When we looked at the failed smocks more closely, we found three root causes:
| Root cause | % of failures |
|---|---|
| Snap button corroded or loose – no contact with conductive yarn | 52% |
| Conductive carbon grid broken around snap area (from pulling) | 31% |
| Fabric delamination – inner conductive layer separated from outer | 17% |
Why the snap matters
A typical ESD smock works by conducting static from the outer fabric surface (where the carbon grid is) to the snap, then through a wrist strap cord to ground. The operator’s body also contributes – static on skin couples to the inner fabric, then to the snap.
If the snap is not electrically bonded to the carbon grid, the smock becomes an insulator. You are just wearing a polyester coat.
Correct path:
Snap metal → conductive yarn sewn into button → carbon grid → rest of garment → ground via wrist strap.
Broken path:
If the sewn connection is broken, or if the carbon grid is torn near the snap, the resistance jumps from <1×10⁷ Ω to >1×10⁹ Ω.
A real case: Intermittent ESD failures traced to a bad smock snap
A PCB assembly plant had random gate oxide failures on a specific line – about 0.8% of boards failed after thermal cycling. The line had good wrist strap testing, ESD flooring, and ionizers. No obvious cause.

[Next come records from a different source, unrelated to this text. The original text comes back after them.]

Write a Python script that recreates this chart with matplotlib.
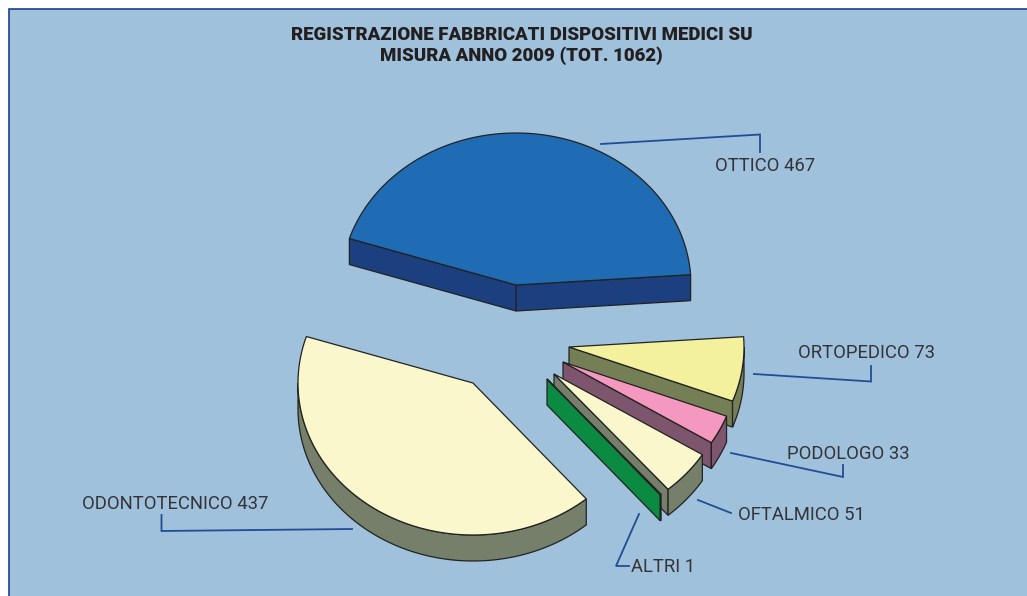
import numpy as np
import matplotlib
matplotlib.use("Agg")
import matplotlib.pyplot as plt
from matplotlib.patches import Polygon, Rectangle

plt.rcParams['font.family'] = ['Roboto', 'DejaVu Sans']

# Dati
categorie = ["ODONTOTECNICO", "ALTRI", "OFTALMICO", "PODOLOGO", "ORTOPEDICO", "OTTICO"]
valori = [437, 1, 51, 33, 73, 467]
titolo = "REGISTRAZIONE FABBRICATI DISPOSITIVI MEDICI SU\nMISURA ANNO 2009 (TOT. 1062)"

# Stile di ogni fetta
colori_top = ["#FAF7CC", "#0B8A42", "#FAF7CC", "#F598C0", "#F4F19E", "#1F6CB5"]
colori_lato = ["#757F6A", "#0B8A42", "#757F6A", "#7D556C", "#757F55", "#1C3F80"]
centri = [(473, 383), (547, 379), (554, 374), (563, 362), (569, 347), (516, 285)]
pos_etichette = [(82, 504), (631, 567), (738, 515), (787, 454), (798, 353), (715, 166)]
leader = [
    [(161.5, 515), (161.5, 531), (352, 529)],
    [(639, 514), (616, 566), (629, 566)],
    [(698, 500), (731, 513)],
    [(731, 453), (843, 477), (843, 465)],
    [(754, 374), (871, 381.5), (871, 366)],
    [(601, 144), (760, 134.5), (760, 152)],
]
ANG_INIZIO = 162.2
RX, RY, H = 175, 152, 26
BG = "#A0C1DB"
BORDO = "#1F3F8C"
LINEA = "#222222"


def arco(c, a0, a1, dy=0):
    t = np.radians(np.linspace(a0, a1, max(int(abs(a1 - a0)) + 2, 2)))
    return np.column_stack([c[0] + RX * np.cos(t), c[1] - RY * np.sin(t) + dy])


def fetta(ax, c, a0, a1, top, lato, z):
    # pareti radiali, solo quelle rivolte verso chi guarda
    for a, normale in ((a0, a0 - 90), (a1, a1 + 90)):
        if np.sin(np.radians(normale)) >= 0:
            continue
        p = arco(c, a, a)[0]
        muro = [c, tuple(p), (p[0], p[1] + H), (c[0], c[1] + H)]
        ax.add_patch(Polygon(muro, fc=lato, ec=LINEA, lw=0.9, zorder=z))
    # bordo esterno, solo la parte davanti
    t0, t1 = max(a0, 180), min(a1, 360)
    if t1 > t0:
        su = arco(c, t0, t1)
        giu = arco(c, t1, t0, H)
        ax.add_patch(Polygon(np.vstack([su, giu]), fc=lato, ec=LINEA, lw=0.9, zorder=z))
    punti = np.vstack([[c], arco(c, a0, a1)])
    ax.add_patch(Polygon(punti, fc=top, ec=LINEA, lw=0.9, zorder=z + 0.5))


fig = plt.figure(figsize=(10.27, 5.96), dpi=100)
ax = fig.add_axes([0, 0, 1, 1])
ax.set_xlim(0, 1027)
ax.set_ylim(596, 0)
ax.axis("off")

ax.add_patch(Rectangle((8.5, 8.5), 1030, 600, fc=BG, ec=BORDO, lw=1.2, zorder=0))

ax.text(521.5, 45.5, titolo, ha="center", va="center", fontsize=13.4, fontweight="black",
        color="#231F20", linespacing=1.12, zorder=10)

angoli = ANG_INIZIO + np.concatenate([[0], np.cumsum(valori)]) / sum(valori) * 360
# dal fondo verso il davanti: ogni fetta copre quella precedente
ordine = [5, 4, 3, 2, 1, 0]
for z, i in enumerate(ordine):
    fetta(ax, centri[i], angoli[i], angoli[i + 1], colori_top[i], colori_lato[i], 2 + z)

for i, nome in enumerate(categorie):
    xs, ys = zip(*leader[i])
    ax.plot(xs, ys, color="#1F4E96", lw=1.3, solid_joinstyle="miter", zorder=9)
    ax.text(pos_etichette[i][0], pos_etichette[i][1], f"{nome} {valori[i]}", ha="left", va="center",
            fontsize=13.3, color="#333338", zorder=10)

fig.savefig("out.png", dpi=100)
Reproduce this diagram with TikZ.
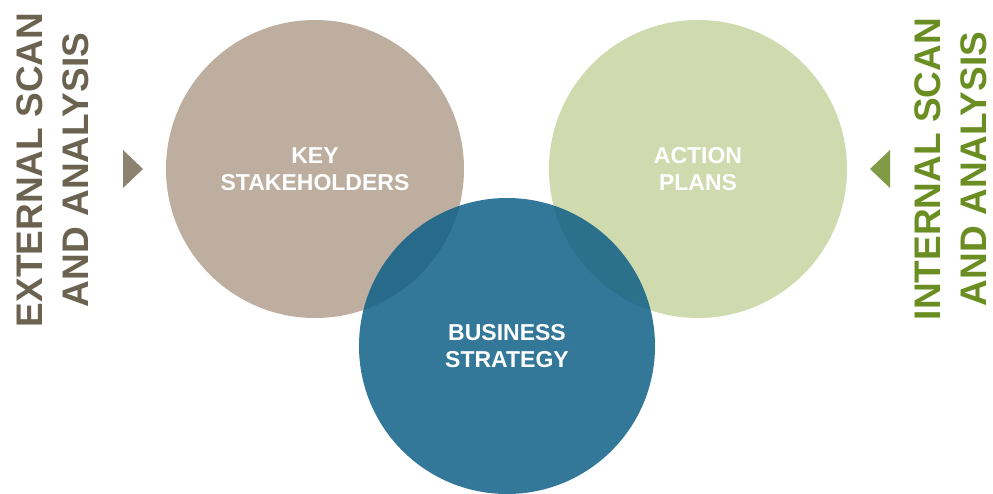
\documentclass[tikz,border=0pt]{standalone}
\usepackage{fontspec}
\setmainfont{Liberation Sans}
\definecolor{cbrown}{HTML}{BDAE9F}
\definecolor{cgreen}{HTML}{CFDAAE}
\definecolor{cblue}{HTML}{0F5F87}
\definecolor{tbrown}{HTML}{6B6350}
\definecolor{trbrown}{HTML}{8B8270}
\definecolor{tgreen}{HTML}{6B8E23}
\definecolor{trgreen}{HTML}{7F9B46}
\tikzset{
  circlabel/.style={text=white, font=\bfseries\fontsize{23}{27}\selectfont, align=center},
  sidelabel/.style={font=\bfseries\fontsize{37}{46}\selectfont, align=center, rotate=90, inner sep=0pt}
}
\begin{document}
\begin{tikzpicture}[x=1pt,y=1pt]
\useasboundingbox (0,0) rectangle (993,493);
\fill[cbrown] (315,324) circle (149);
\fill[cgreen] (698,324) circle (149);
\fill[cblue, fill opacity=0.85] (507,147) circle (148);
\node[circlabel] (ks) at (315,324) {KEY\\STAKEHOLDERS};
\node[circlabel] (ap) at (698,324) {ACTION\\PLANS};
\node[circlabel] (bs) at (507,147) {BUSINESS\\STRATEGY};
\node[sidelabel, text=tbrown] (ext) at (53,323) {EXTERNAL SCAN\\AND ANALYSIS};
\node[sidelabel, text=tgreen] (int) at (950.5,324) {INTERNAL SCAN\\AND ANALYSIS};
\fill[trbrown] (123,343) -- (123,305) -- (143,324) -- cycle;
\fill[trgreen] (890,343) -- (890,305) -- (870,324) -- cycle;
\end{tikzpicture}
\end{document}
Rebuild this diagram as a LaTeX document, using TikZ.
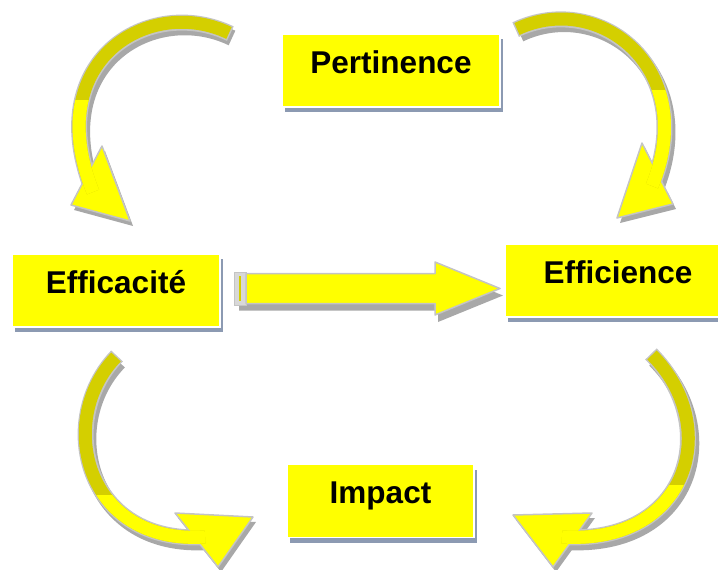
\documentclass[tikz,border=0pt]{standalone}
\usepackage{fontspec}
\setmainfont{Liberation Sans}[Ligatures=NoCommon]
\usetikzlibrary{shadows}
\definecolor{hiyellow}{RGB}{255,255,0}
\definecolor{darkyellow}{RGB}{212,207,0}
\definecolor{rimgray}{RGB}{196,196,196}
\definecolor{capgray}{RGB}{216,216,216}
\definecolor{shadegray}{RGB}{168,168,168}
\definecolor{boxshade}{RGB}{140,154,178}
\tikzset{box/.style = {fill=hiyellow, draw=white, line width=1.5pt, inner sep=0,
    text height=39pt, text depth=34pt, minimum height=73pt,
    font=\bfseries\fontsize{31.5}{38}\selectfont,
    drop shadow={shadow xshift=3pt, shadow yshift=-5pt, fill=boxshade, opacity=1}}}
\tikzset{rim/.style = {draw=rimgray, line width=16pt, shorten <=-1.5pt}}
\tikzset{band/.style = {line width=13pt}}

\begin{document}
\begin{tikzpicture}[x=1pt, y=-1pt]
  \clip (0,0) rectangle (718,570);

  \node [box, minimum width=218pt] (pert) at (391,70.5) {Pertinence};
  \node [box, minimum width=208pt] (effa) at (116,290.5) {Efficacité};
  \node [box, minimum width=226pt] (effi) at (618,280.5) {Efficience};
  \node [box, minimum width=187pt] (imp) at (380.5,501) {Impact};

  % curved arrows: tail, controls, end of shaft, head corners
  \coordinate (tl-tail) at (229,33);
  \coordinate (tl-c1) at (150,-5);
  \coordinate (tl-c2) at (40,60);
  \coordinate (tl-end) at (93,192);
  \coordinate (tl-h1) at (71,205);
  \coordinate (tl-h2) at (102,146);
  \coordinate (tl-h3) at (130,221);

  \coordinate (tr-tail) at (517,29);
  \coordinate (tr-c1) at (600,-10);
  \coordinate (tr-c2) at (700,70);
  \coordinate (tr-end) at (652,186);
  \coordinate (tr-h1) at (642,143);
  \coordinate (tr-h2) at (673,204);
  \coordinate (tr-h3) at (617,218);

  \coordinate (bl-tail) at (116,357);
  \coordinate (bl-c1) at (55,420);
  \coordinate (bl-c2) at (85,545);
  \coordinate (bl-end) at (205,537);
  \coordinate (bl-h1) at (175,513);
  \coordinate (bl-h2) at (218,567);
  \coordinate (bl-h3) at (253,517);

  \coordinate (br-tail) at (652,355);
  \coordinate (br-c1) at (722,425);
  \coordinate (br-c2) at (690,545);
  \coordinate (br-end) at (562,537);
  \coordinate (br-h1) at (592,513);
  \coordinate (br-h2) at (553,567);
  \coordinate (br-h3) at (513,515);

  \foreach \n/\cut in {tl/100, tr/90, bl/495, br/485} {
    \begin{scope}[transform canvas={shift={(3pt,-5pt)}}]
      \draw [shadegray, line width=16pt] (\n-tail) .. controls (\n-c1) and (\n-c2) .. (\n-end);
      \fill [shadegray] (\n-h1) -- (\n-h2) -- (\n-h3) -- cycle;
    \end{scope}
    \draw [rim] (\n-tail) .. controls (\n-c1) and (\n-c2) .. (\n-end);
    \filldraw [fill=hiyellow, draw=rimgray, line width=1.5pt, line join=round]
      (\n-h1) -- (\n-h2) -- (\n-h3) -- cycle;
    \draw [band, darkyellow] (\n-tail) .. controls (\n-c1) and (\n-c2) .. (\n-end);
    \begin{scope}
      \clip (0,\cut) rectangle (718,570);
      \draw [band, hiyellow] (\n-tail) .. controls (\n-c1) and (\n-c2) .. (\n-end);
    \end{scope}
  }

  % straight arrow between the two middle boxes
  \coordinate (ha-tail) at (246,288.5);
  \coordinate (ha-tip) at (500,288.5);
  \begin{scope}[transform canvas={shift={(3pt,-7pt)}}]
    \fill [shadegray] (236,273.5) -- (435,273.5) -- (435,262) -- (ha-tip)
      -- (435,315) -- (435,303.5) -- (236,303.5) -- cycle;
  \end{scope}
  \filldraw [fill=capgray, draw=rimgray] (234,272) rectangle (ha-tail |- 0,305);
  \draw [darkyellow, line width=2pt] (240,276) -- (240,301);
  \filldraw [fill=hiyellow, draw=rimgray, line width=1.5pt, line join=round]
    (246,273.5) -- (435,273.5) -- (435,262) -- (ha-tip)
    -- (435,315) -- (435,303.5) -- (246,303.5) -- cycle;
\end{tikzpicture}
\end{document}
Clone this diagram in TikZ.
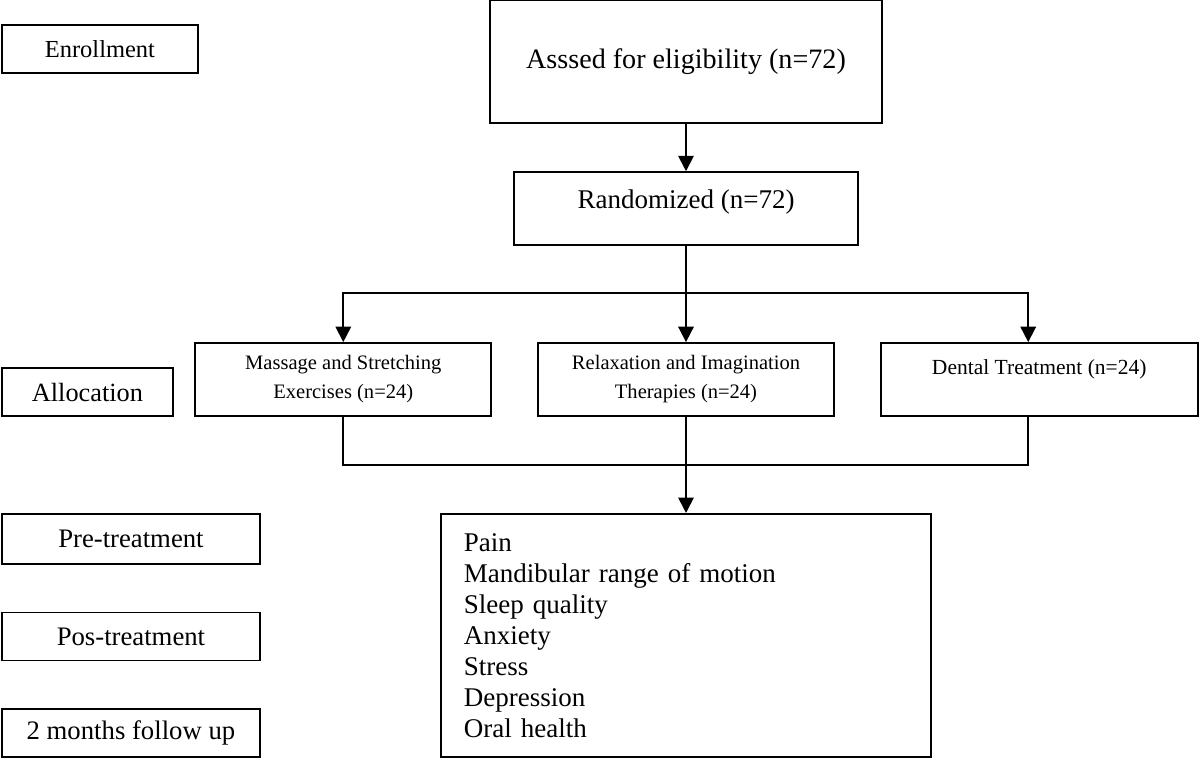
\documentclass[tikz,border=0pt]{standalone}
\usepackage{fontspec}
\setmainfont{Liberation Serif}
\usetikzlibrary{positioning, arrows.meta}

\begin{document}
\begin{tikzpicture}[x=0.025cm, y=-0.025cm, -, line width=1.3pt,
  box/.style={draw, rectangle, inner sep=0pt, align=center},
  stage/.style={box, minimum height=1.2cm, font=\fontsize{19}{22}\selectfont},
  arm/.style={box, minimum width=7.4cm, minimum height=1.825cm, font=\fontsize{14.6}{20.6}\selectfont},
  go/.style={-{Triangle[length=11pt,width=11pt]}}]
\useasboundingbox (0,0) rectangle (1200,760);

			% main column
			\node[box, minimum width=9.8cm, minimum height=3.075cm, line width=2pt, font=\fontsize{20}{24}\selectfont] (assess) at (686,61.5) {Asssed for eligibility (n=72)};
			\node[box, below=1.17cm of assess, minimum width=8.6cm, minimum height=1.825cm, text depth=13.3pt, font=\fontsize{19.2}{22}\selectfont] (rand) {Randomized (n=72)};
			\node[arm, below=2.4cm of rand] (relax) {Relaxation and Imagination\\Therapies (n=24)};
			\node[arm, left=1.12cm of relax] (mass) {Massage and Stretching\\Exercises (n=24)};
			\node[arm, right=1.12cm of relax, minimum width=7.925cm, text depth=18pt, font=\fontsize{15.3}{17.8}\selectfont] (dental) {Dental Treatment (n=24)};
			\node[box, below=2.4cm of relax, text width=11.1cm, inner xsep=0.575cm, minimum height=6.075cm, align=left, font=\fontsize{19.2}{22}\selectfont] (outcomes) {Pain\\Mandibular range of motion\\Sleep quality\\Anxiety\\Stress\\Depression\\Oral health};
			
			% left column
			\node[stage, anchor=west, minimum width=4.9cm, font=\fontsize{17.4}{20}\selectfont] (enroll) at (1,49) {Enrollment};
			\node[stage, anchor=south west, minimum width=4.275cm, font=\fontsize{18.7}{22}\selectfont] (alloc) at (mass.south -| enroll.west) {Allocation};
			\node[stage, anchor=north west, minimum width=6.45cm, minimum height=1.25cm] (pre) at (outcomes.north -| enroll.west) {Pre-treatment};
			\node[stage, below=1.17cm of pre, minimum width=6.45cm] (pos) {Pos-treatment};
			\node[stage, below=1.17cm of pos, minimum width=6.45cm] (follow) {2 months follow up};
			
			\coordinate (split) at (686,293);
			\coordinate (join) at (686,465);
			
			\draw[go] (assess) -- (rand);
			\draw (rand.south) -- (split);
			\draw[go] (split) -- (relax);
			\draw[go] (split) -| (mass.north);
			\draw[go] (split) -| ([xshift=-0.275cm]dental.north);
			\draw (mass.south) |- (join) -| ([xshift=-0.275cm]dental.south);
			\draw[go] (relax.south) -- (relax.south |- outcomes.north);
			
		\end{tikzpicture}
\end{document}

We measured the surface resistance of every smock on that line. Three smocks had snap‑to‑fabric resistance >1×10¹⁰ Ω – completely open. These three operators had been wearing the smocks for 10–12 months. The snaps looked fine externally, but inside, the conductive thread had broken due to repeated pulling.
When those operators wore a wrist strap connected to the smock snap, the strap passed daily testing (because the wrist strap cord plus the smock snap appeared as a simple 1 MΩ resistor – the tester does not measure beyond the snap). But the smock itself was not grounded.
What happened: The operator’s body built up static. When they reached for a board, static discharged through the wrist strap cord (which was good), but the smock’s large conductive area remained floating. Walking or arm movement generated triboelectric charge on the smock surface, which then radiated to nearby sensitive devices.
Replacing all smocks on that line and adding a snap‑to‑fabric resistance check to the quarterly garment audit reduced the field failure rate by 65%.
How to check your smock’s snap (30‑second test)
Method 1 – With a multimeter (lower cost):
Set your multimeter to the 200 MΩ range (or 20 MΩ if that is the maximum).
Touch one probe to the metal snap (on the inside of the garment).
Touch the other probe to the inner fabric about 2 cm away from the snap.
Reading should be <100 MΩ (1×10⁸ Ω). Lower is better – typical good smocks read 1–10 MΩ.
If your meter shows “OL” (over limit) or a very high number (>200 MΩ), the snap is not making proper contact.
Method 2 – With a surface resistance meter (more accurate):
Use a concentric ring probe or two 2.5 kg electrodes. Place one electrode on the snap (a small piece of copper tape helps). Place the other on the fabric 5 cm away. Measure resistance. Pass = <1×10⁸ Ω.